Setelah para tua-tua itu pergi, wanita itu
berdiri dan gemetar ketakutan. Bagaimanapun juga ia mengharapkan penghakiman itu.
Namun ada yang membuatnya tidak takut lagi, karena bahkan Yesus tidak akan melempari
dia dengan batu. Bahkan kata-kata yang diucapkan Yesus telah mengubah hidupnya.
"Saya juga tidak menghukum engkau," itu sungguh membawa kepada
pertobatan, selanjutnya, "Pergilah dan jangan berbuat dosa lagi."
Gambaran ini seperti hendak mengatakan
bahwa Allah telah membawa kehidupan ke dalam padang gurun (lihat bacaan
pertama). Jiwa wanita itu seperti padang gurun gersang, tetapi kasih karunia
Allah dapat membawa kehidupan baru. Perintah Tuhan diberikan bukan tanpa bekal
maupun alasan. Allah memberi kekuatan pada manusia untuk memenuhinya. Kasih-Nya
kuat menyertai jiwa di jalan pertobatan dan penyembuhan.
Untuk direnungkan lebih mendalam
Ada banyak hal yang bisa kita renungkan
untuk hidup kita sendiri berdasar bacaan-bacaan di atas. Yang paling jelas
adalah tentang dosa dan karunia pengampunan Kristus. Tapi mungkin kami
menawarkan sesuatu yang lain yang bisa kita renungkan lebih mendalam, yaitu
refleksi tentang pernikahan. Dalam masyarakat saat ini Sakramen Perkawinan
terus-menerus mendapat serangan. Bukan hanya orang-orang non-katolik yang
menyerang, bahkan banyak orang katolik sendiri menyerang keluhuran Sakramen
Pernikahan.
Injil hari ini menyajikan kasus perzinahan.

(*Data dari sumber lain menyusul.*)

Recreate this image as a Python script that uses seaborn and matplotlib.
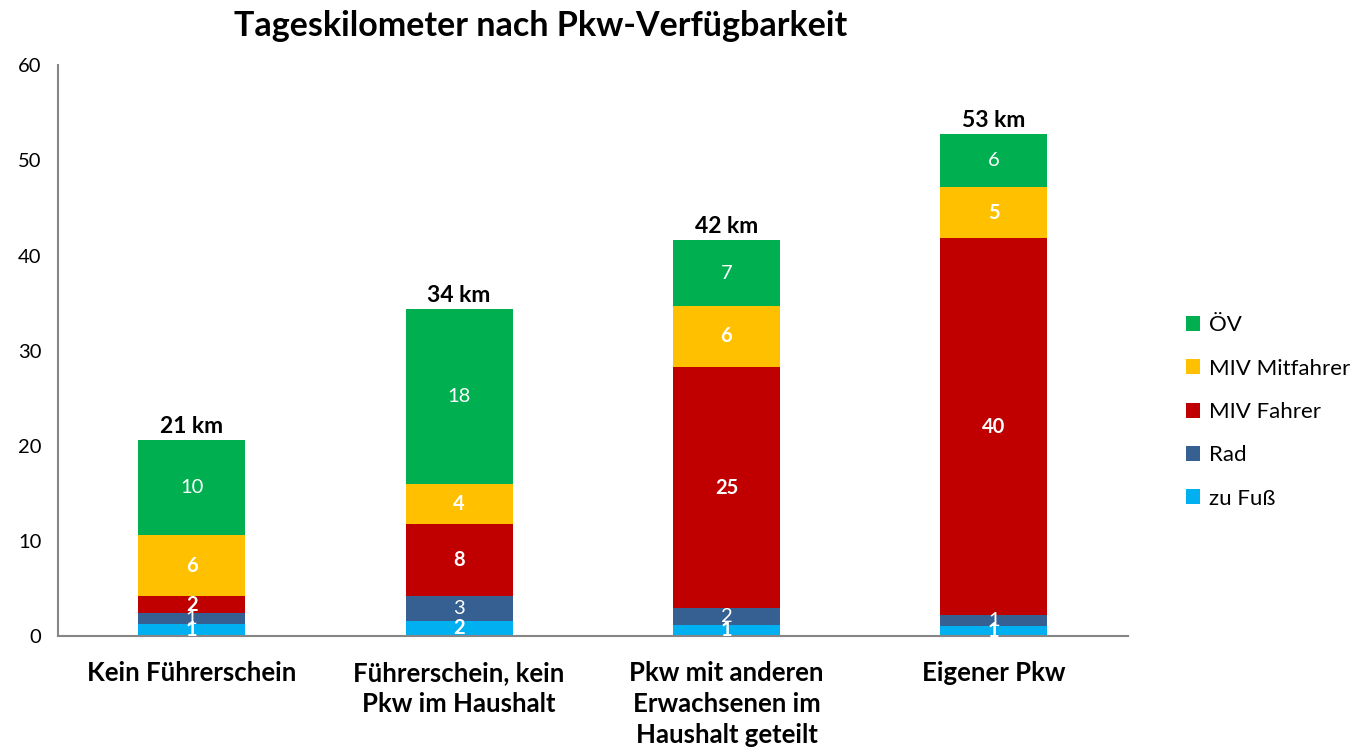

Ini seperti sebuah luka yang amat parah dalam hubungan pernikahan. Banyak
keluarga hancur berantakan hanya karena salah satu dari pasangan itu tidak
setia lagi atau terpeleset ke dalam dosa. Seolah-olah kesalahan itu seperti tak
terampuni lagi. Namun membaca Injil hari ini dan mendengar kata-kata Yesus hati
ini seperti dikuatkan lagi. Bahwa tidak ada yang mustahil kalau kita mau
mengampuni. Kesalahan yang besar sekalipun akan mampu dijernihkan asal ada
pengampunan. Cara sederhana melakukan pengampunan adalah melihat diri kita
sendiri yang berdosa. Tidak ada satupun dari kita yang benar-benar terbebas
dari dosa, maka menghukum orang lain secara kasar karena kesalahan yang
dibuatnya sungguhlah tidak adil.
Pengampunan haruslah menjadi ciri utama
pengikut Kristus. Pengampunan harus menajdi ‘insting dasar’ seorang katolik dalam
memecahkan masalah. Menyelesaikan persoalan pernikahan dengan perceraian
bukanlah jalan seorang pengikut Kristus. Insting dasar seorang Katolik harus
mengatakan, "pernikahan ini harus diselamatkan!"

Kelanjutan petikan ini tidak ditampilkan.